In a month where titles like Max Payne 3 lit up enemies with inexplicable accuracy and Future Soldier showed us that terrorists are nothing more than training dummies with a potentially deadly automatic weapon, Gungnir brings the pace back down to a crawl (and even sometimes stop completely!) to show us a different brand of the tactical genre.

From the instant you pick up the perspicacious PSP title, the player knows exactly what they’re getting into. Gungnir is a tactics game through and through, steeped in all the conventional successes and failures that have plagued the genre for years. Beyond its shallow plot, lackluster character customization, and disparate attempt to further genre conventions, the game certainly doesn’t leave players wanting at the end of its 24 chapter experience.

Gungnir Review 1

Following the story of Giulio, an Esperanza rebel leader, and his inheritance of the spear of the gods, Gungnir, the boy born of poverty is left to lead his people from the slums and shanties of a shattered empire to restore balance to the kingdom of Gargandia.

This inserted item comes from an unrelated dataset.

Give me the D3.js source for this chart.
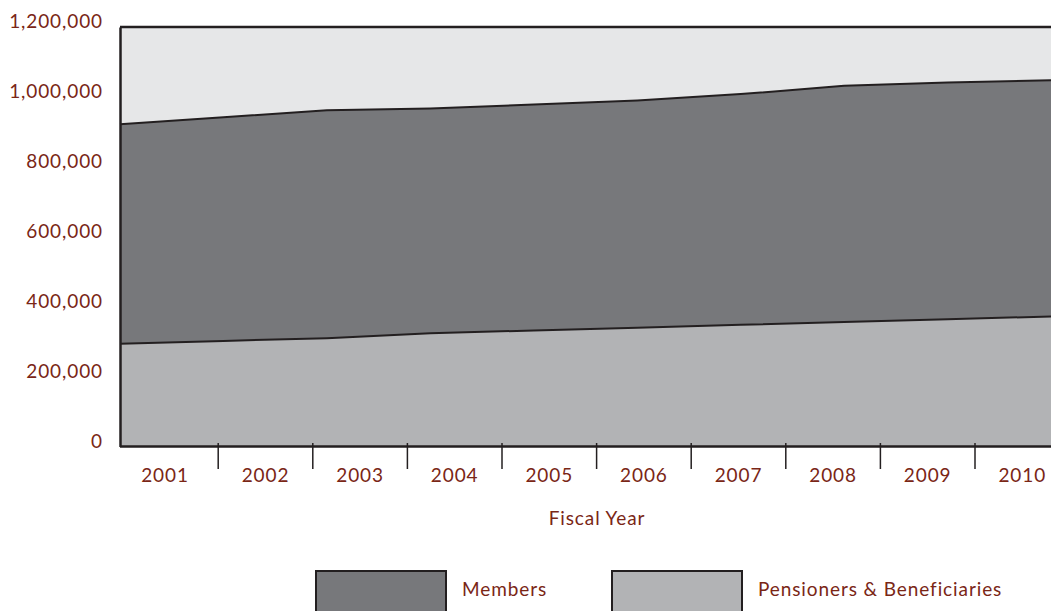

Joining Giulio is an exceptionally lovable cast, as every genre stereotype from the disguised princess to the scorned adopted brother make an appearance all for the sake of building a plot plagued by pacing problems and riddled with questions. Though sparely littered amongst drawn-out cutscenes and “head-slapping” conversations, there’s moments of palpable, heartfelt emotion.

One dimensional though they may be, characters like Esperanza Chief of Staff Paulo and heavenly scribe Elise actually add to the experience bringing personality and some relatively quick quips to what can be a stale and somewhat unenjoyable experience.

Combat, expectedly, brings the same witty banter and intense strategy that a game in this genre should have. Opposed to a “rock-paper-scissors” system found in other Japanese imports like the Fire Emblem series, Gungnir puts all classes on a level playing field. Available to recruit are the agile assassin, resourceful priestess, powerful paladin, and devious witch among a cast of others that players work to meld into a potent force of potential energy.

While all characters have an even shot of taking out an enemy unit, the lack of variation is astounding, and quite frankly dreadfully abhorrent. The paladin and knight, though two separate classes, handle similarly. Likewise a witch and sorceress fulfilling different roles on a team, seem more like a re-skinned clone than a fully separate class.

Photo courtesy of Cheat CC

Revolving mostly around a Tactics Point system, players vie for strategic high ground and flanking sweeps, limiting opponent’s movement and delivering the death blow before time runs out. Measured by the rotation of a clock hand in the upper-lefthand corner of the screen, Gungnir’s time is actually measured in days, a relatively realistic stance on the timeframe of a battle. Divided into a day and night section, combat moves fluidly until either your ACE (read: squad leader) succumbs to their wounds, or the enemy has been obliterated.

In this respect Gungnir adds in-depth strategy by forcing players to stop the clock and take immediate action, either to evade an incoming spell or deliver a kill shot to an enemy itching for that potent potion. By correctly managing the TPs and clock stops, players emerge from battle victorious and live to fight a similar battle in the next chapter.

Variety is not the game’s strong suit. Everything from the droll, uninspired battles to the character classes that never seem to need any attention to detail, Gungnir plays its hand in full mediocrity, striving to achieve nothing that hasn’t been done before. Though different combos can land with satisfying results through the use of skilled character placement and proper TP allocation, there’s too little tactics in a title derived heavily from a genre filled with near perfect titles.

While the game comes in two difficulty settings, neither seems to be an adequate fit. The game’s beginner mode barely challenges the player to think, while its next step up causes character death at every other battle. In this respect, Gungnir can be completely punishing – as in the death of a character outfitted with the trendiest gear – or painstakingly generous, staving off a killshot and choosing a tactically inferior move.

Final Thoughts:

Gungnir doesn’t do anything particularly wrong, though after 20+ hours hands-on time with the game I can’t say it does anything particularly right either.